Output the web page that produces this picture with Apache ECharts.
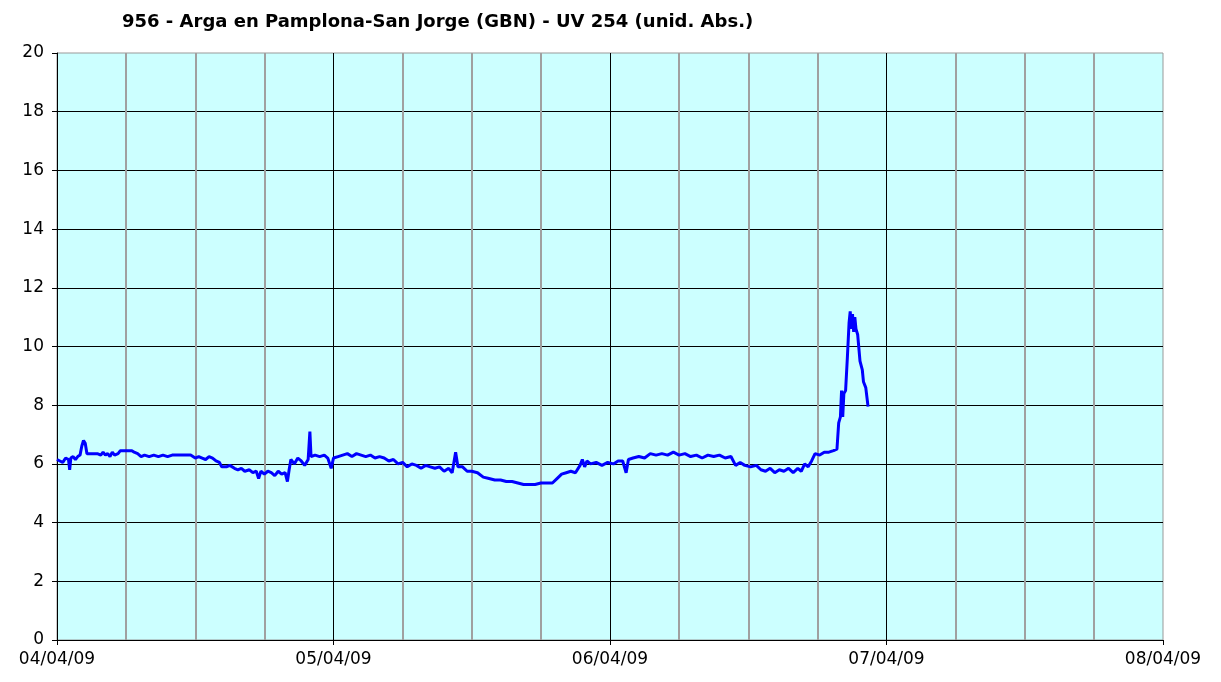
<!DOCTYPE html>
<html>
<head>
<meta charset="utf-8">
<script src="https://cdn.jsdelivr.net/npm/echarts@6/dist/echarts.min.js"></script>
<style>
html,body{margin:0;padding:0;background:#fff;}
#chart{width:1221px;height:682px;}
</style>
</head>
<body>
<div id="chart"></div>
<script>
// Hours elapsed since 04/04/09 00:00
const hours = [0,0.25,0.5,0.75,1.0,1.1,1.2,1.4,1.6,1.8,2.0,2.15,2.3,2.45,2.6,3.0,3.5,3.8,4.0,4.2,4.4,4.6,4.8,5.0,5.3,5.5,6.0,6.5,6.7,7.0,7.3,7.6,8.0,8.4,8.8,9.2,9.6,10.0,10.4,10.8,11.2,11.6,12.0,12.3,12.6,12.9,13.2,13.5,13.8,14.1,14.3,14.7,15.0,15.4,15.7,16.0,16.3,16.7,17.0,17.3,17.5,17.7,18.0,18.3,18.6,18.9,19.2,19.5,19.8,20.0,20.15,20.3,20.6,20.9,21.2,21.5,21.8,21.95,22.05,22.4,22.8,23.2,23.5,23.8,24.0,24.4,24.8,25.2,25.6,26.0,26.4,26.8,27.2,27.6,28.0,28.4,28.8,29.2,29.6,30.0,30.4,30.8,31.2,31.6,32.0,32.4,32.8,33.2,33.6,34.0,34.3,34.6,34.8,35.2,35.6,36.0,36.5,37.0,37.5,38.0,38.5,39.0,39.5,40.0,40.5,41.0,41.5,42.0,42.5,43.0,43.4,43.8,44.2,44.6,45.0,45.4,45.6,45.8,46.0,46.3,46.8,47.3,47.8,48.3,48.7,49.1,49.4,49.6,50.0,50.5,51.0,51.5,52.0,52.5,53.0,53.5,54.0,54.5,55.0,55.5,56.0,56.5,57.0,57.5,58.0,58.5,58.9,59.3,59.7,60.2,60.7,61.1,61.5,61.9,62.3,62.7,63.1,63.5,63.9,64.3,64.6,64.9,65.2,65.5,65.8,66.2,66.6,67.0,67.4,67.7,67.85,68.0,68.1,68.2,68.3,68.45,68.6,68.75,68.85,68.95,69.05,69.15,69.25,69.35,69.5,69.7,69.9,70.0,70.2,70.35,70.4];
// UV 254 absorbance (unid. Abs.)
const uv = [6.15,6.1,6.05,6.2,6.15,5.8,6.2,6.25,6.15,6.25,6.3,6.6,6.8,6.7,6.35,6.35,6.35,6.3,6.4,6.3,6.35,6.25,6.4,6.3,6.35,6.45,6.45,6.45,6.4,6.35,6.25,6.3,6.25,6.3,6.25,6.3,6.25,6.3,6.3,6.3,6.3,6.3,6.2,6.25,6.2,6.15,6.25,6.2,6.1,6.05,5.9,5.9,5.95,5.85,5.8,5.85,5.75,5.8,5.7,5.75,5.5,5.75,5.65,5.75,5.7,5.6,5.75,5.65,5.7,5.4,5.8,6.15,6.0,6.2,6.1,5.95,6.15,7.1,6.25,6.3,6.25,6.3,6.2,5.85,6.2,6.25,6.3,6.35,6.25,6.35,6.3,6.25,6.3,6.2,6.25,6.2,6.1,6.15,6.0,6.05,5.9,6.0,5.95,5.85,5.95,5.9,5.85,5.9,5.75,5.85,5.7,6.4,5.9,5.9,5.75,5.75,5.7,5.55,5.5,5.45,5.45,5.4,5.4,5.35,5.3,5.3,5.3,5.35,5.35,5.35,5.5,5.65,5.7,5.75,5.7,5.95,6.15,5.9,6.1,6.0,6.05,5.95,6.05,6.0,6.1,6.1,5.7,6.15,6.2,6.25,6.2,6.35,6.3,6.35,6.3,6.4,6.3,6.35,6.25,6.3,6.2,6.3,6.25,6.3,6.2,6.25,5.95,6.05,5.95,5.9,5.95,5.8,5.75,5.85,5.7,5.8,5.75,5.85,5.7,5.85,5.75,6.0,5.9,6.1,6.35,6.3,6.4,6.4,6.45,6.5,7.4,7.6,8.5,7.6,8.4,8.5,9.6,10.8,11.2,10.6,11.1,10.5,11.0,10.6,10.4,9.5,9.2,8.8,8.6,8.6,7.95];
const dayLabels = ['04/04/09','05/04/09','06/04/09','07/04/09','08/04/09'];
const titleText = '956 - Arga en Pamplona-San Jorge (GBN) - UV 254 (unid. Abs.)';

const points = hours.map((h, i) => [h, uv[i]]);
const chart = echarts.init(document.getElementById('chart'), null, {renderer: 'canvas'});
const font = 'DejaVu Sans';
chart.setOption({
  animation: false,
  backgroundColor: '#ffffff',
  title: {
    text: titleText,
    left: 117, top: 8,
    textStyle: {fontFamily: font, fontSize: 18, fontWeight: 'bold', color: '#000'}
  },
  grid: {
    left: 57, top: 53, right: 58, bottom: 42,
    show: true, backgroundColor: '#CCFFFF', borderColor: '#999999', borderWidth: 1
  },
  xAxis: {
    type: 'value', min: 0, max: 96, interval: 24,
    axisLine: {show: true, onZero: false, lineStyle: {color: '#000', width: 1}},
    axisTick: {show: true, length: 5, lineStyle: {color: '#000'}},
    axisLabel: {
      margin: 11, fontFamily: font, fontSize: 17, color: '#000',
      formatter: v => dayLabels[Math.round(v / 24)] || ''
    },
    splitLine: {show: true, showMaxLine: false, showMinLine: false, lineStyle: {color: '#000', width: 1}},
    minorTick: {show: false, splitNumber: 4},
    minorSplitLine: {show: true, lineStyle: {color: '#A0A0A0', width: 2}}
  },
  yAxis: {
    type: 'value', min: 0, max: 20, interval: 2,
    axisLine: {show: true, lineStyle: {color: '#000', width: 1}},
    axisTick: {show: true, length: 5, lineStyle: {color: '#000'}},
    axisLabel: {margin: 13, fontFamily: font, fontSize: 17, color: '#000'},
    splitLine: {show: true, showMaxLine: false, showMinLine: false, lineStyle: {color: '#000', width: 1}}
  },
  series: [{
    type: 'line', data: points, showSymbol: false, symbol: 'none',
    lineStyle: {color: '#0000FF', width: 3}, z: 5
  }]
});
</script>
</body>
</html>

# The task
Repeat the data above exactly, but not the pictures.

# Response to this exercise
Output the web page that produces this picture with Apache ECharts.
<!DOCTYPE html>
<html>
<head>
<meta charset="utf-8">
<script src="https://cdn.jsdelivr.net/npm/echarts@6/dist/echarts.min.js"></script>
<style>
html,body{margin:0;padding:0;background:#fff;}
#chart{width:1221px;height:682px;}
</style>
</head>
<body>
<div id="chart"></div>
<script>
// Hours elapsed since 04/04/09 00:00
const hours = [0,0.25,0.5,0.75,1.0,1.1,1.2,1.4,1.6,1.8,2.0,2.15,2.3,2.45,2.6,3.0,3.5,3.8,4.0,4.2,4.4,4.6,4.8,5.0,5.3,5.5,6.0,6.5,6.7,7.0,7.3,7.6,8.0,8.4,8.8,9.2,9.6,10.0,10.4,10.8,11.2,11.6,12.0,12.3,12.6,12.9,13.2,13.5,13.8,14.1,14.3,14.7,15.0,15.4,15.7,16.0,16.3,16.7,17.0,17.3,17.5,17.7,18.0,18.3,18.6,18.9,19.2,19.5,19.8,20.0,20.15,20.3,20.6,20.9,21.2,21.5,21.8,21.95,22.05,22.4,22.8,23.2,23.5,23.8,24.0,24.4,24.8,25.2,25.6,26.0,26.4,26.8,27.2,27.6,28.0,28.4,28.8,29.2,29.6,30.0,30.4,30.8,31.2,31.6,32.0,32.4,32.8,33.2,33.6,34.0,34.3,34.6,34.8,35.2,35.6,36.0,36.5,37.0,37.5,38.0,38.5,39.0,39.5,40.0,40.5,41.0,41.5,42.0,42.5,43.0,43.4,43.8,44.2,44.6,45.0,45.4,45.6,45.8,46.0,46.3,46.8,47.3,47.8,48.3,48.7,49.1,49.4,49.6,50.0,50.5,51.0,51.5,52.0,52.5,53.0,53.5,54.0,54.5,55.0,55.5,56.0,56.5,57.0,57.5,58.0,58.5,58.9,59.3,59.7,60.2,60.7,61.1,61.5,61.9,62.3,62.7,63.1,63.5,63.9,64.3,64.6,64.9,65.2,65.5,65.8,66.2,66.6,67.0,67.4,67.7,67.85,68.0,68.1,68.2,68.3,68.45,68.6,68.75,68.85,68.95,69.05,69.15,69.25,69.35,69.5,69.7,69.9,70.0,70.2,70.35,70.4];
// UV 254 absorbance (unid. Abs.)
const uv = [6.15,6.1,6.05,6.2,6.15,5.8,6.2,6.25,6.15,6.25,6.3,6.6,6.8,6.7,6.35,6.35,6.35,6.3,6.4,6.3,6.35,6.25,6.4,6.3,6.35,6.45,6.45,6.45,6.4,6.35,6.25,6.3,6.25,6.3,6.25,6.3,6.25,6.3,6.3,6.3,6.3,6.3,6.2,6.25,6.2,6.15,6.25,6.2,6.1,6.05,5.9,5.9,5.95,5.85,5.8,5.85,5.75,5.8,5.7,5.75,5.5,5.75,5.65,5.75,5.7,5.6,5.75,5.65,5.7,5.4,5.8,6.15,6.0,6.2,6.1,5.95,6.15,7.1,6.25,6.3,6.25,6.3,6.2,5.85,6.2,6.25,6.3,6.35,6.25,6.35,6.3,6.25,6.3,6.2,6.25,6.2,6.1,6.15,6.0,6.05,5.9,6.0,5.95,5.85,5.95,5.9,5.85,5.9,5.75,5.85,5.7,6.4,5.9,5.9,5.75,5.75,5.7,5.55,5.5,5.45,5.45,5.4,5.4,5.35,5.3,5.3,5.3,5.35,5.35,5.35,5.5,5.65,5.7,5.75,5.7,5.95,6.15,5.9,6.1,6.0,6.05,5.95,6.05,6.0,6.1,6.1,5.7,6.15,6.2,6.25,6.2,6.35,6.3,6.35,6.3,6.4,6.3,6.35,6.25,6.3,6.2,6.3,6.25,6.3,6.2,6.25,5.95,6.05,5.95,5.9,5.95,5.8,5.75,5.85,5.7,5.8,5.75,5.85,5.7,5.85,5.75,6.0,5.9,6.1,6.35,6.3,6.4,6.4,6.45,6.5,7.4,7.6,8.5,7.6,8.4,8.5,9.6,10.8,11.2,10.6,11.1,10.5,11.0,10.6,10.4,9.5,9.2,8.8,8.6,8.6,7.95];
const dayLabels = ['04/04/09','05/04/09','06/04/09','07/04/09','08/04/09'];
const titleText = '956 - Arga en Pamplona-San Jorge (GBN) - UV 254 (unid. Abs.)';

const points = hours.map((h, i) => [h, uv[i]]);
const chart = echarts.init(document.getElementById('chart'), null, {renderer: 'canvas'});
const font = 'DejaVu Sans';
chart.setOption({
  animation: false,
  backgroundColor: '#ffffff',
  title: {
    text: titleText,
    left: 117, top: 8,
    textStyle: {fontFamily: font, fontSize: 18, fontWeight: 'bold', color: '#000'}
  },
  grid: {
    left: 57, top: 53, right: 58, bottom: 42,
    show: true, backgroundColor: '#CCFFFF', borderColor: '#999999', borderWidth: 1
  },
  xAxis: {
    type: 'value', min: 0, max: 96, interval: 24,
    axisLine: {show: true, onZero: false, lineStyle: {color: '#000', width: 1}},
    axisTick: {show: true, length: 5, lineStyle: {color: '#000'}},
    axisLabel: {
      margin: 11, fontFamily: font, fontSize: 17, color: '#000',
      formatter: v => dayLabels[Math.round(v / 24)] || ''
    },
    splitLine: {show: true, showMaxLine: false, showMinLine: false, lineStyle: {color: '#000', width: 1}},
    minorTick: {show: false, splitNumber: 4},
    minorSplitLine: {show: true, lineStyle: {color: '#A0A0A0', width: 2}}
  },
  yAxis: {
    type: 'value', min: 0, max: 20, interval: 2,
    axisLine: {show: true, lineStyle: {color: '#000', width: 1}},
    axisTick: {show: true, length: 5, lineStyle: {color: '#000'}},
    axisLabel: {margin: 13, fontFamily: font, fontSize: 17, color: '#000'},
    splitLine: {show: true, showMaxLine: false, showMinLine: false, lineStyle: {color: '#000', width: 1}}
  },
  series: [{
    type: 'line', data: points, showSymbol: false, symbol: 'none',
    lineStyle: {color: '#0000FF', width: 3}, z: 5
  }]
});
</script>
</body>
</html>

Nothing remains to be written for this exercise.